When I go out for any reason, I meticulously plan every trip detail. Call it OCD or my intelligence training—I have to plan. Part of my planning is to give myself between 30 and 45 minutes to get to where I need to go. I think this probably comes from when I was younger. My parents were late to every single function. And not just a little bit late...sometimes hours late. Even though I had no control over when we arrived, I still felt the hot sting of humiliation on my cheeks.


As an adult with a driver's license, I vowed never to be late for anything again. I've stuck to that vow, but I think I need to make some adjustments to my actions and my thinking. The other day I was driving—I was behind a cement truck moving at a glacial pace and had about 2 miles until I had to turn. Ordinarily, I would get pissy until I could get around the truck. This time I didn't go around the truck even when I could.


I examined my emotions and decided to stay patient and precisely where I was. I was still going to arrive with about 20 minutes to spare, so there was no reason, other than vanity, to have a meltdown about the slow truck. The truck was just the symbol of my usual frustration when I think I'm going to be late for something.


Being introspective and aware of your emotions is easy, as I demonstrated above. First, I laid out the situation and the emotion that went with the action. Then I broke down the reasons why I felt those emotions. Finally, since I was able to identify the trigger, I was ready when those emotions sprung back up while I was behind the slow-moving truck.


Part of the reason I am advocating for introspection and mental health is selfish. I don't want to end up in a situation where a person, who has no idea how to govern their emotions, isn't able to find food. While their stomach is rumbling, they won't be able to make rational decisions based on their emotions. In the pursuit of cessation of their hunger, they will likely take missteps that could get them or someone else killed.
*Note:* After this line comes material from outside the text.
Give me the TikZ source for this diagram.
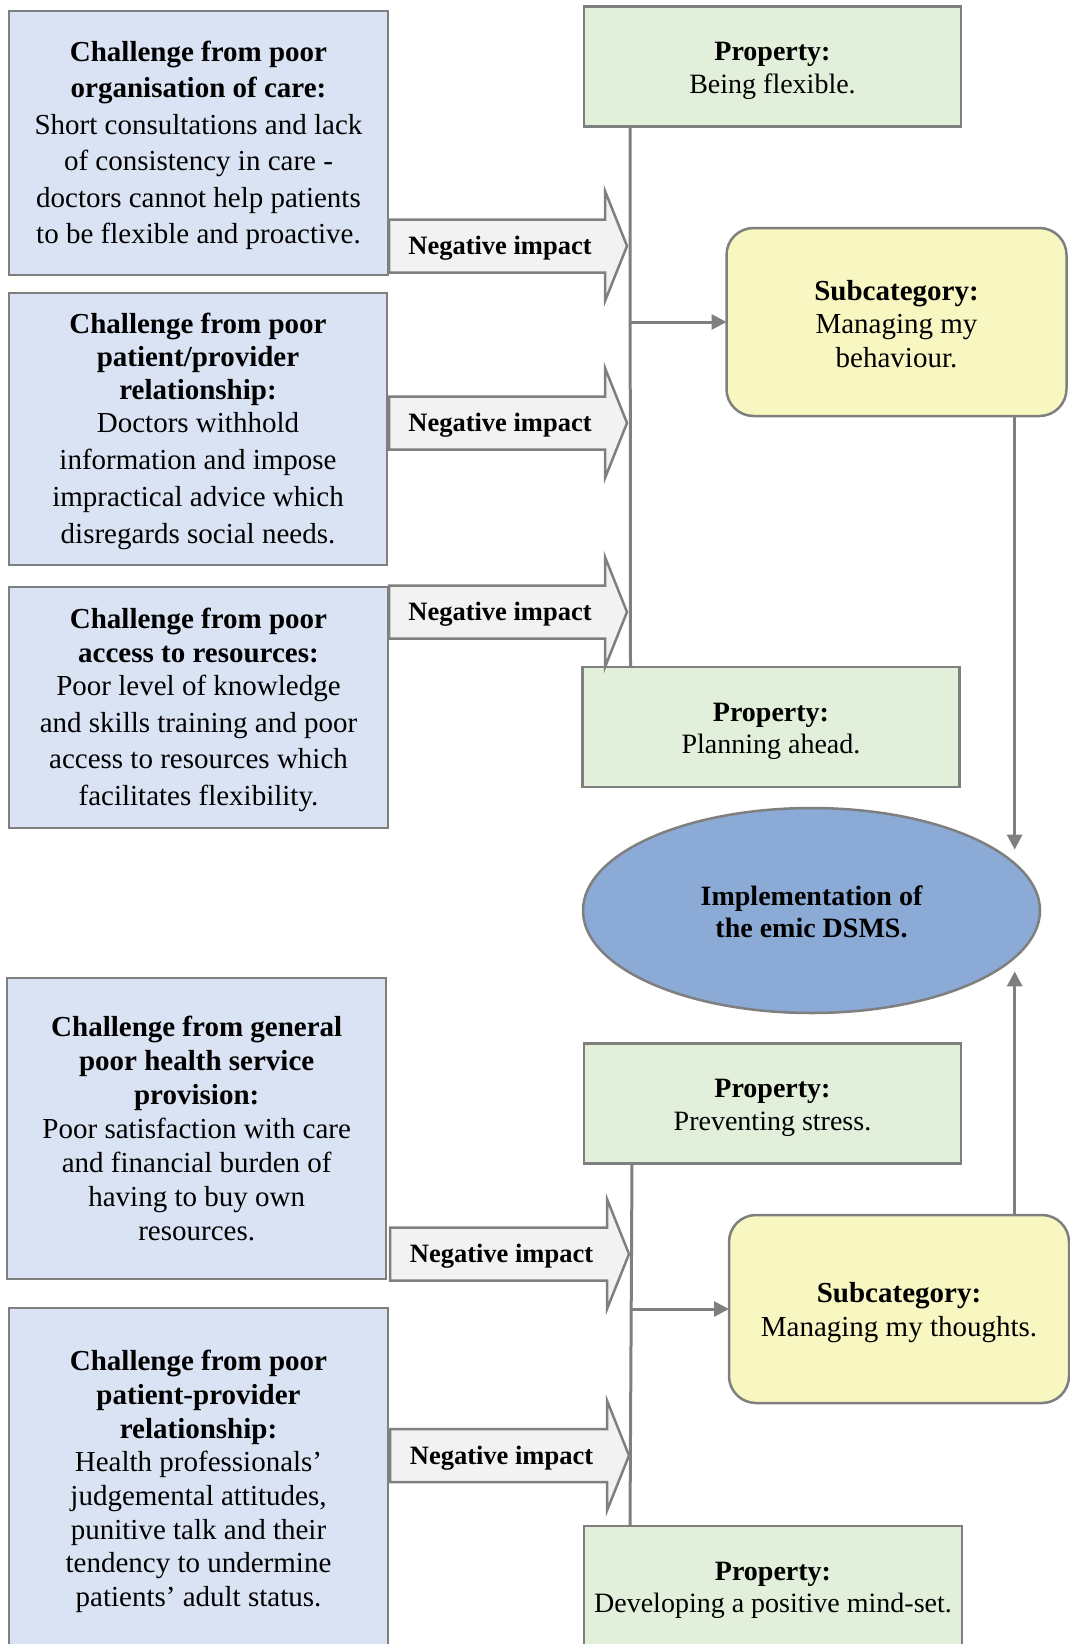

I'm not even being the least bit hyperbolic. The known world is falling apart before our very eyes. The disastrous administration of world affairs, as orchestrated by the stagnant Washington swamp dwellers, is untethering itself from reality.


Trans women are women, but a woman can't be biologically defined. The president doesn't even know what century it is. World War III is officially underway. Food shortages have barely started, but it's so damn noticeable. The drought maps are increasing. People have to work to be able to afford gas to be able to get to work. Children are being used as political pawns. And the Government is actively trying to assassinate their constituents.


As you can discern, up is down, and left is right. Every day we face the next great calamity to replace whatever our short attention span has tossed in the gutter. There have been so many life-changing spectacles in the past 24-months that I'm surprised more people don't have whiplash.


What's it going to take to break you? Some manly men out there and some tough ladies probably think, “shit, nothing’s gonna break me.” And those people would be morons. Everyone is breakable. Part of my military intelligence training and experience surrounds human intelligence, i.e., tactical questioning. Everyone breaks—it's just a matter of how much you want it to hurt.


Look, I'm not perfect—no one is perfect. Pursuing perfection is impossible, but that shouldn't deter you from working on yourself every day.


You need to have some uncomfortable conversations with yourself very soon. How ready are you to live in a country on the brink of collapse? I pride myself on my emotional intelligence, and I can tell you that I'm incredibly anxious about what's to come.


Do I work on my emotions to give myself a fighting chance? Or do I just allow myself to drown?